Work, Freedom, and Love

Be “unattached.” Let things work; let brain centers work. Work incessantly, but let not a ripple conquer the mind. Work as if you were a stranger in this land, a sojourner. Work incessantly, but do not bind yourselves; bondage is terrible. This world is not our habitation; it is only one of the many stages through which we are passing. Remember that great saying of the Sankhya: ‘The world of nature is for the soul, not the soul for nature.’ The very reason of nature’s existence is for the education of the soul. It has no other meaning; it is there because the soul must have knowledge, and through knowledge free itself. If we remember this always, we shall never be attached to nature. We shall know that nature is a book in which we are to read, and that when we have gained the required knowledge, the book is of no more value to us. Instead of that, however, we are identifying ourselves with nature, that the spirit is for the flesh, and, as the common saying has it, we think that man ‘lives to eat’ and not ‘eats to live.’ We are continually making this mistake; we are regarding nature as ourselves and are becoming attached to it.
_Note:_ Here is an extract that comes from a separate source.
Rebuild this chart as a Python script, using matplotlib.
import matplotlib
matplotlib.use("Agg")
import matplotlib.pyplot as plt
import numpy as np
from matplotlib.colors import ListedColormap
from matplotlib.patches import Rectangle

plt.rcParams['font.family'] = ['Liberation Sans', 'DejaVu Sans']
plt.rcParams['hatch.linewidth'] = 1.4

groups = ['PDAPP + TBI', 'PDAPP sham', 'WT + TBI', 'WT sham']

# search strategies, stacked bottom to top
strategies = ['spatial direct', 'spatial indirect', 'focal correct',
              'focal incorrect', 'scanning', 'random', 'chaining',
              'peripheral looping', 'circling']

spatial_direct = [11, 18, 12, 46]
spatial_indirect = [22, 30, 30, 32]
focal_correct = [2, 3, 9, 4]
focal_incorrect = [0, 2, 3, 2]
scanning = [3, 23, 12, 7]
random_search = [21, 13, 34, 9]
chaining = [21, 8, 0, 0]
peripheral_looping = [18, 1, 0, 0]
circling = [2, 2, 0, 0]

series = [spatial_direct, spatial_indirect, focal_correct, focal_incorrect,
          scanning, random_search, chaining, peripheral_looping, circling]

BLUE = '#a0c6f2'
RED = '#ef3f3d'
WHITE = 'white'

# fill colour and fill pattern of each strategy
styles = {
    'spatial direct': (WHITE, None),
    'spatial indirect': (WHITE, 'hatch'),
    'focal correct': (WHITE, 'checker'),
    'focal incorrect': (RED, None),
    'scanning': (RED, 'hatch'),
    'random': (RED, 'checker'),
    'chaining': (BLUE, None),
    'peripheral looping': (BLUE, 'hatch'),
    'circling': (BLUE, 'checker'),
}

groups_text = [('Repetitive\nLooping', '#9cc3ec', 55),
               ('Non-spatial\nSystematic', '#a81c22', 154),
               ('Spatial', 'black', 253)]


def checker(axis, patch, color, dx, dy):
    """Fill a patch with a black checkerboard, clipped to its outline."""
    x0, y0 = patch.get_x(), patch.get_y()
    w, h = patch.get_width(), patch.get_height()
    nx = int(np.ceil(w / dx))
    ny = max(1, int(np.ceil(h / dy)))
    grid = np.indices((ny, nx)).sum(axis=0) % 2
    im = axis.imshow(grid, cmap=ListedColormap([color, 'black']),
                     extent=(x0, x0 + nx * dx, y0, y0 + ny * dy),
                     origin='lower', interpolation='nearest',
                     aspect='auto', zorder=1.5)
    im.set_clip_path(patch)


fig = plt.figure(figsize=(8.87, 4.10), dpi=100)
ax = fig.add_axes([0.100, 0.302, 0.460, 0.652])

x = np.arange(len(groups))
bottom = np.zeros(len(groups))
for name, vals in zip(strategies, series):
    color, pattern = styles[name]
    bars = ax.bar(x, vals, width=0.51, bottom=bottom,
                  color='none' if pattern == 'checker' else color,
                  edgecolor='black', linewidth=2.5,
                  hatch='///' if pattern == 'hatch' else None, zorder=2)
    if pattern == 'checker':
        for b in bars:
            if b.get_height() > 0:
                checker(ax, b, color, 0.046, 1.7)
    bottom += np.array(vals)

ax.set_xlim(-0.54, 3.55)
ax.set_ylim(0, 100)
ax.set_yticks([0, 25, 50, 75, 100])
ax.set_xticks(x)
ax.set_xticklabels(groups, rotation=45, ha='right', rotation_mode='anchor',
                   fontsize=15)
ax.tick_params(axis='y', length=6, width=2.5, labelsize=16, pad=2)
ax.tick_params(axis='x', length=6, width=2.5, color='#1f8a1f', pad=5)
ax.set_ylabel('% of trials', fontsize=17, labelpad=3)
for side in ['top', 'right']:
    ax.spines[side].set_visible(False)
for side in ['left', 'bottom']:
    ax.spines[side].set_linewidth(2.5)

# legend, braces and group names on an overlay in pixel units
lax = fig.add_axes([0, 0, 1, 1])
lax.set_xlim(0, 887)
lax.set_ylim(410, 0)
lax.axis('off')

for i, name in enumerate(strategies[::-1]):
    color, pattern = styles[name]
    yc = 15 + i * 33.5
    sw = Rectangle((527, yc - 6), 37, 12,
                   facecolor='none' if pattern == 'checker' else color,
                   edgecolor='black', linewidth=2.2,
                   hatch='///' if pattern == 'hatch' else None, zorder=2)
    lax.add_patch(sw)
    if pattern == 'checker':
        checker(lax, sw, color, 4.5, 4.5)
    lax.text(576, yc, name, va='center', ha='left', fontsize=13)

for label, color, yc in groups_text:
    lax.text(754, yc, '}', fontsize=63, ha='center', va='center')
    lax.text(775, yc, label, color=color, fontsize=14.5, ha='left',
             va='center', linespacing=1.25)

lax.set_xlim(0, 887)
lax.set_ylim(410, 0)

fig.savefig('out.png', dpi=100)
And as soon as this attachment comes, there is the deep impression on the soul, which binds us down and makes us work not from freedom but like slaves.
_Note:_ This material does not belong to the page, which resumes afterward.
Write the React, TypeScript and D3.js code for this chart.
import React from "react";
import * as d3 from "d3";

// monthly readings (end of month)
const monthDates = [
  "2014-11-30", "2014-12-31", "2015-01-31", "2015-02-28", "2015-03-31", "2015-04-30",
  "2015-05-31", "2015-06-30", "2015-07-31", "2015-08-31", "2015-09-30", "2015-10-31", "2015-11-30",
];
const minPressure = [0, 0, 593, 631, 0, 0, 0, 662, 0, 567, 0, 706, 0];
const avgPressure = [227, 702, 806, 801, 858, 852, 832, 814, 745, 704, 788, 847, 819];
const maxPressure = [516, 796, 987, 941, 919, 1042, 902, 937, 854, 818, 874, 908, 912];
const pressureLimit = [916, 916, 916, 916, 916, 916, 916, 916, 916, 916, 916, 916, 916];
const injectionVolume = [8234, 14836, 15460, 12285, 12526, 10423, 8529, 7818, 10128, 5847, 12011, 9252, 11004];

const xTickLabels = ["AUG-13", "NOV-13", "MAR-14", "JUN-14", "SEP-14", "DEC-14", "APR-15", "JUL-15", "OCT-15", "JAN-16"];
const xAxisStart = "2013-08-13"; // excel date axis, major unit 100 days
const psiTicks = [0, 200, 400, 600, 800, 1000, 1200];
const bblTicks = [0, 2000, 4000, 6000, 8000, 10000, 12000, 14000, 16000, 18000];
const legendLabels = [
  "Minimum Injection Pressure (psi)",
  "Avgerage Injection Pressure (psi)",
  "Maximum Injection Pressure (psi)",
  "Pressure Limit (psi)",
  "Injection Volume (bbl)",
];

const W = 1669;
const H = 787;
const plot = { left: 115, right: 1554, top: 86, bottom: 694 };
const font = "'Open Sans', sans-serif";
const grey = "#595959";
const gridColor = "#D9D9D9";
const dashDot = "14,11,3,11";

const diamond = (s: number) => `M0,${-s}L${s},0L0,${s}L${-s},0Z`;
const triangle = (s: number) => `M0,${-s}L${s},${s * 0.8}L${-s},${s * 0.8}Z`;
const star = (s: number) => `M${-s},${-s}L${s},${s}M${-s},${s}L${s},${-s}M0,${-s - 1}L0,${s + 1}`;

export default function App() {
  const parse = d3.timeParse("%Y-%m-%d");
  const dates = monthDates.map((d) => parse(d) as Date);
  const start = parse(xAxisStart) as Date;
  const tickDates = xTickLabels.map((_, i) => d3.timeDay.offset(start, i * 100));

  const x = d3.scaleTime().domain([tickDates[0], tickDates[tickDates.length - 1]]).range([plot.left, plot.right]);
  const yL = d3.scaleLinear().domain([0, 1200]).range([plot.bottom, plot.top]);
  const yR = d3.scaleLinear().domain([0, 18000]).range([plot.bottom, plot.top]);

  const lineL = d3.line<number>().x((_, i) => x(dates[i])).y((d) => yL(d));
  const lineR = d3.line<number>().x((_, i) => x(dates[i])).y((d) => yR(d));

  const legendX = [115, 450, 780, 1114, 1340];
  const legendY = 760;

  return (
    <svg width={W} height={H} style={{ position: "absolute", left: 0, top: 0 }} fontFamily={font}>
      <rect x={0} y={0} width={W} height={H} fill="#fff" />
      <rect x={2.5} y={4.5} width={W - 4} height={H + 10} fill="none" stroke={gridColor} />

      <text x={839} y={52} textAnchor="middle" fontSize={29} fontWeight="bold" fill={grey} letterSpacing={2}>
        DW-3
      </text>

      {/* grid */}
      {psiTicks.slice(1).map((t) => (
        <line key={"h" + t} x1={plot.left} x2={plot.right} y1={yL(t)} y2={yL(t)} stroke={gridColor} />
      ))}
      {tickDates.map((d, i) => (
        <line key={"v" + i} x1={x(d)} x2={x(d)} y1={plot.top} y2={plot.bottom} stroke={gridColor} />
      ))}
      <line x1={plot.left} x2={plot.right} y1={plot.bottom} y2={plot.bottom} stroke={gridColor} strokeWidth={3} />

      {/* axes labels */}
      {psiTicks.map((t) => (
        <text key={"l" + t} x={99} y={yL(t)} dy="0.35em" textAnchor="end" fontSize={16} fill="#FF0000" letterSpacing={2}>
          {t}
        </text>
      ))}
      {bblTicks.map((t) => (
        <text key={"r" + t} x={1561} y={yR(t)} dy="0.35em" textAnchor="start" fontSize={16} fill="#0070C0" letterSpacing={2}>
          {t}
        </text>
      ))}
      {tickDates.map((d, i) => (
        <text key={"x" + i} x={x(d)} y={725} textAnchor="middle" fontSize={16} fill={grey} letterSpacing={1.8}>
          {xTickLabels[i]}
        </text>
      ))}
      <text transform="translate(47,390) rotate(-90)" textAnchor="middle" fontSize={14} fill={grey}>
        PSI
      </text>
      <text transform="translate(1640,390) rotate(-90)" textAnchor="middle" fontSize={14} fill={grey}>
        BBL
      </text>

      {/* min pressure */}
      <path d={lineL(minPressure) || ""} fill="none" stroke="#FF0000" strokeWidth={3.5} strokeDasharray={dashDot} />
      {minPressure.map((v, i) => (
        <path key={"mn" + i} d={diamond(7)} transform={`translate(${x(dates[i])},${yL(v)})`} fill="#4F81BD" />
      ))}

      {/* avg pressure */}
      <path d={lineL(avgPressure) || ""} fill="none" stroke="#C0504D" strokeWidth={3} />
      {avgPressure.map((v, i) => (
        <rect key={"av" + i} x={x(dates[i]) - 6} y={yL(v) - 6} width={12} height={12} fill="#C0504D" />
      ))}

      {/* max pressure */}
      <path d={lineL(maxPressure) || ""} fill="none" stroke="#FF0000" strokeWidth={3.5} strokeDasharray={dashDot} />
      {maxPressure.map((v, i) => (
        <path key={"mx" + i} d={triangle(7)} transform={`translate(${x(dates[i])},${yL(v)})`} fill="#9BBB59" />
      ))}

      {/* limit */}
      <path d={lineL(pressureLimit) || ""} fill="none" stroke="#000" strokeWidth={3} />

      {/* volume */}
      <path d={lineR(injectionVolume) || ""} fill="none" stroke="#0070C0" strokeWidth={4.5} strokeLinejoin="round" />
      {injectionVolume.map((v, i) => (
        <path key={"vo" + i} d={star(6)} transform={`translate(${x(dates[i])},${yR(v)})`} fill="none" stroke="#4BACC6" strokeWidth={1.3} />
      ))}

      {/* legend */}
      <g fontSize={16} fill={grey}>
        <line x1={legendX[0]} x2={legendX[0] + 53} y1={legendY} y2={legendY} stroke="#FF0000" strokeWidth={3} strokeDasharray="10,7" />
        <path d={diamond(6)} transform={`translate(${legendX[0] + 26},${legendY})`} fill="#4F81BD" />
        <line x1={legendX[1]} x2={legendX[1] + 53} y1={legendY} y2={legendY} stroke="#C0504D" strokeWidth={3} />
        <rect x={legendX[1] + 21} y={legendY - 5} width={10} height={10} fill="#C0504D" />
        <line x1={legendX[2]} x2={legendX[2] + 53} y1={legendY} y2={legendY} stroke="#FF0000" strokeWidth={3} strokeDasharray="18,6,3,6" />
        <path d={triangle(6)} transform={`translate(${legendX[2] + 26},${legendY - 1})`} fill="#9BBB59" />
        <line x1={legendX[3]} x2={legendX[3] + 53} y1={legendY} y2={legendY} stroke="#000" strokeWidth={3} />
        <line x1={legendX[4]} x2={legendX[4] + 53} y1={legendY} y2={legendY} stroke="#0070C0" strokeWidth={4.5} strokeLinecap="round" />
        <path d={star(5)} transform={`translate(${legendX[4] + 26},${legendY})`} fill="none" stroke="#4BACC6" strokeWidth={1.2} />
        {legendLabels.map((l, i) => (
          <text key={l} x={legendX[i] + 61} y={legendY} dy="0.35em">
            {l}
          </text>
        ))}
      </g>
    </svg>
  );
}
The whole gist of this teaching is that you should work like a master and not as a slave. Work incessantly, but do not do slave’s work. Do you not see how everybody works? Nobody can be altogether at rest. Ninety-nine per cent of mankind works like slaves, and the result is misery. It is all selfish work. Work through freedom! Work through love! The word ‘love’ is very difficult to understand. Love never comes until there is freedom. There is no true love possible in the slave. If you buy a slave and tie him down in chains and make him work for you, he will work like a drudge, but there will be no love in him. So when we ourselves work for the things of the world as slaves, there can be no love in us, and our work is not true work. This is true of work done for relatives and friends, and is true of work done for our own selves. Selfish work is slave’s work; and here is a test. Every act of love brings happiness. There is no act of love which does not bring peace and blessedness as its reaction. Real existence, real knowledge, and real love are eternally connected with one another, the three in one. Where one of them is, the others also must be. They are the three aspects of the One without a second: Existence-Knowledge-Bliss. When that existence becomes relative, we see it as the world. That knowledge becomes in its turn modified into the knowledge of the things of this world; and that bliss forms the foundation of all true love known to the heart of man. Therefore true love can never react so as to cause pain either to the lover or the beloved. . . . With love there is no painful reaction. Love only brings a reaction of bliss; if it does not, it is not love. It is mistaking something else for love. When you have succeeded in loving your husband, your wife, your children, the whole world, the universe, in such a manner that there is no reaction of pain or jealousy, no selfish feeling, then you are in a fit state to be unattached. . . .

To attain this unattachment is almost a life-work, but as soon as we have reached this point, we have attained the goal of love and become free. The bondage of nature falls from us, and we see nature as she is. She forges no more chains for us. We stand entirely free and take not the results of work into consideration. Who then cares for what the results may be?